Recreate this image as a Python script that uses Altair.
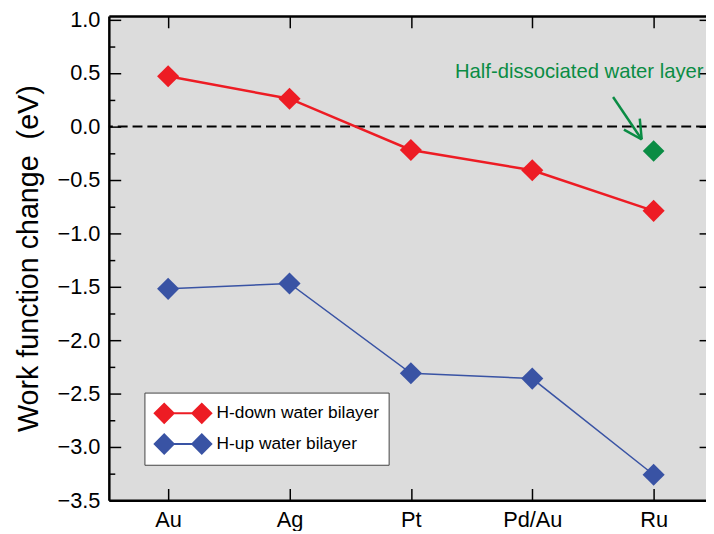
import altair as alt
import pandas as pd

# ---------------- data ----------------
metals = ["Au", "Ag", "Pt", "Pd/Au", "Ru"]
h_down = [0.47, 0.26, -0.22, -0.41, -0.79]
h_up = [-1.52, -1.47, -2.31, -2.36, -3.26]
series_names = ["H-down water bilayer", "H-up water bilayer"]
half_metal = ["Ru"]
half_value = [-0.23]
annotation_text = ["Half-dissociated water layer"]
y_title = "Work function change\u00a0\u00a0(eV)"
y_major = [-3.5, -3.0, -2.5, -2.0, -1.5, -1.0, -0.5, 0.0, 0.5, 1.0]
y_minor = [-3.25, -2.75, -2.25, -1.75, -1.25, -0.75, -0.25, 0.25, 0.75]
zero_line = [0.0]

RED = "#ED1C24"
BLUE = "#3953A4"
GREEN = "#0A8C44"
BG = "#DCDCDC"
FONT = "Liberation Sans"

W, H = 604, 490

df = pd.DataFrame({
    "metal": metals * 2,
    "value": h_down + h_up,
    "series": [series_names[0]] * len(metals) + [series_names[1]] * len(metals),
})
green_df = pd.DataFrame({"metal": half_metal, "value": half_value})
zero_df = pd.DataFrame({"value": zero_line})


def xs():
    return alt.Scale(type="point", domain=metals, padding=0.46, align=0.531)


def ys():
    return alt.Scale(domain=[-3.5, 1.035], nice=False, zero=False)


x_main_axis = alt.Axis(orient="bottom", domain=True, domainColor="black", domainWidth=2.5,
                       ticks=False, tickSize=0, labels=True, labelFontSize=22, labelFont=FONT,
                       labelColor="black", labelPadding=9, labelAngle=0, title=None, grid=False)
y_main_axis = alt.Axis(orient="left", values=y_major, format=".1f", domain=True,
                       domainColor="black", domainWidth=2.5, ticks=False, tickSize=0,
                       labelFontSize=22, labelFont=FONT, labelColor="black", labelPadding=9,
                       title=y_title, titleFontSize=29, titleFont=FONT, titleFontWeight="normal",
                       titleColor="black", titlePadding=14, grid=False)

X = alt.X("metal:N", scale=xs(), axis=x_main_axis, sort=metals)
Y = alt.Y("value:Q", scale=ys(), axis=y_main_axis)

color_scale = alt.Scale(domain=series_names, range=[RED, BLUE])

# legend glyph: diamond - line - diamond (units scaled by sqrt(symbolSize)/2 = 12 px)
PATH = ("M-2.5,0L-1.583,-0.917L-0.667,0L-1.583,0.917Z "
        "M-0.75,-0.085L0.75,-0.085L0.75,0.085L-0.75,0.085Z "
        "M0.667,0L1.583,-0.917L2.5,0L1.583,0.917Z")

legend = alt.Legend(title=None, orient="none", legendX=36, legendY=381,
                    symbolType=PATH, symbolSize=576, symbolOffset=18,
                    symbolStrokeWidth=0, symbolOpacity=1,
                    labelFontSize=17.5, labelFont=FONT, labelColor="black", labelOffset=22,
                    labelLimit=400,
                    fillColor="white", strokeColor="#444444", padding=9, rowPadding=7)

zero_rule = alt.Chart(zero_df).mark_rule(color="black", strokeWidth=2, strokeDash=[10, 5]).encode(y=Y)

line_down = alt.Chart(df).transform_filter(
    alt.datum.series == series_names[0]
).mark_line(color=RED, strokeWidth=2.5).encode(x=X, y=Y)

line_up = alt.Chart(df).transform_filter(
    alt.datum.series == series_names[1]
).mark_line(color=BLUE, strokeWidth=1.5).encode(x=X, y=Y)

points = alt.Chart(df).mark_point(shape="diamond", filled=True, size=500, opacity=1).encode(
    x=X, y=Y,
    color=alt.Color("series:N", scale=color_scale, legend=legend),
)

green_pt = alt.Chart(green_df).mark_point(shape="diamond", filled=True, size=480, opacity=1,
                                          color=GREEN).encode(x=X, y=Y)

arrow_style = dict(color=GREEN, strokeWidth=2.5)
arrow_shaft = alt.Chart(green_df).mark_rule(**arrow_style).encode(
    x=alt.value(510), y=alt.value(82), x2=alt.value(539), y2=alt.value(125))
arrow_head1 = alt.Chart(green_df).mark_rule(**arrow_style).encode(
    x=alt.value(521), y=alt.value(115), x2=alt.value(539), y2=alt.value(125))
arrow_head2 = alt.Chart(green_df).mark_rule(**arrow_style).encode(
    x=alt.value(537), y=alt.value(104), x2=alt.value(539), y2=alt.value(125))

label = alt.Chart(green_df).mark_text(align="left", baseline="alphabetic", fontSize=20.5, font=FONT,
                                      color=GREEN, text=annotation_text[0]).encode(
    x=alt.value(350), y=alt.value(63))

data_layer = alt.layer(zero_rule, line_down, line_up, points, green_pt,
                       arrow_shaft, arrow_head1, arrow_head2, label)

tick_common = dict(labels=False, domain=False, title=None, grid=False, tickColor="black", tickWidth=1.5)

# major inward ticks (bottom + left)
ticks1 = alt.Chart(df).mark_point(opacity=0).encode(
    x=alt.X("metal:N", scale=xs(), sort=metals,
            axis=alt.Axis(orient="bottom", offset=-12, tickSize=12, ticks=True, **tick_common)),
    y=alt.Y("value:Q", scale=ys(),
            axis=alt.Axis(orient="left", values=y_major, offset=-12, tickSize=12, ticks=True, **tick_common)),
)
# top frame line + minor left ticks
ticks2 = alt.Chart(df).mark_point(opacity=0).encode(
    x=alt.X("metal:N", scale=xs(), sort=metals,
            axis=alt.Axis(orient="top", domain=True, domainColor="black", domainWidth=2.5,
                          ticks=False, labels=False, title=None, grid=False)),
    y=alt.Y("value:Q", scale=ys(),
            axis=alt.Axis(orient="left", values=y_minor, offset=-6, tickSize=6, ticks=True, **tick_common)),
)
# top inward ticks + right inward ticks
ticks3 = alt.Chart(df).mark_point(opacity=0).encode(
    x=alt.X("metal:N", scale=xs(), sort=metals,
            axis=alt.Axis(orient="top", offset=-12, tickSize=12, ticks=True, **tick_common)),
    y=alt.Y("value:Q", scale=ys(),
            axis=alt.Axis(orient="right", values=y_major, offset=-7, tickSize=7, ticks=True, **tick_common)),
)

chart = alt.layer(data_layer, ticks1, ticks2, ticks3).resolve_scale(
    x="independent", y="independent"
).properties(
    width=W, height=H, autosize="none",
    padding={"left": 102, "top": 5, "right": 0, "bottom": 28},
).configure(font=FONT).configure_view(stroke=None, fill=BG)

chart.save("out.html", embed_options={"renderer": "svg", "actions": False})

■ ■ ■

Return nothing but the lines running from the start of the data to the line with "return alt.Scale(domain=[-3.5, 1.035], nice=False, zero=False)", please, both ends included and no pictures.

**Final answer**
Recreate this image as a Python script that uses Altair.
import altair as alt
import pandas as pd

# ---------------- data ----------------
metals = ["Au", "Ag", "Pt", "Pd/Au", "Ru"]
h_down = [0.47, 0.26, -0.22, -0.41, -0.79]
h_up = [-1.52, -1.47, -2.31, -2.36, -3.26]
series_names = ["H-down water bilayer", "H-up water bilayer"]
half_metal = ["Ru"]
half_value = [-0.23]
annotation_text = ["Half-dissociated water layer"]
y_title = "Work function change\u00a0\u00a0(eV)"
y_major = [-3.5, -3.0, -2.5, -2.0, -1.5, -1.0, -0.5, 0.0, 0.5, 1.0]
y_minor = [-3.25, -2.75, -2.25, -1.75, -1.25, -0.75, -0.25, 0.25, 0.75]
zero_line = [0.0]

RED = "#ED1C24"
BLUE = "#3953A4"
GREEN = "#0A8C44"
BG = "#DCDCDC"
FONT = "Liberation Sans"

W, H = 604, 490

df = pd.DataFrame({
    "metal": metals * 2,
    "value": h_down + h_up,
    "series": [series_names[0]] * len(metals) + [series_names[1]] * len(metals),
})
green_df = pd.DataFrame({"metal": half_metal, "value": half_value})
zero_df = pd.DataFrame({"value": zero_line})


def xs():
    return alt.Scale(type="point", domain=metals, padding=0.46, align=0.531)


def ys():
    return alt.Scale(domain=[-3.5, 1.035], nice=False, zero=False)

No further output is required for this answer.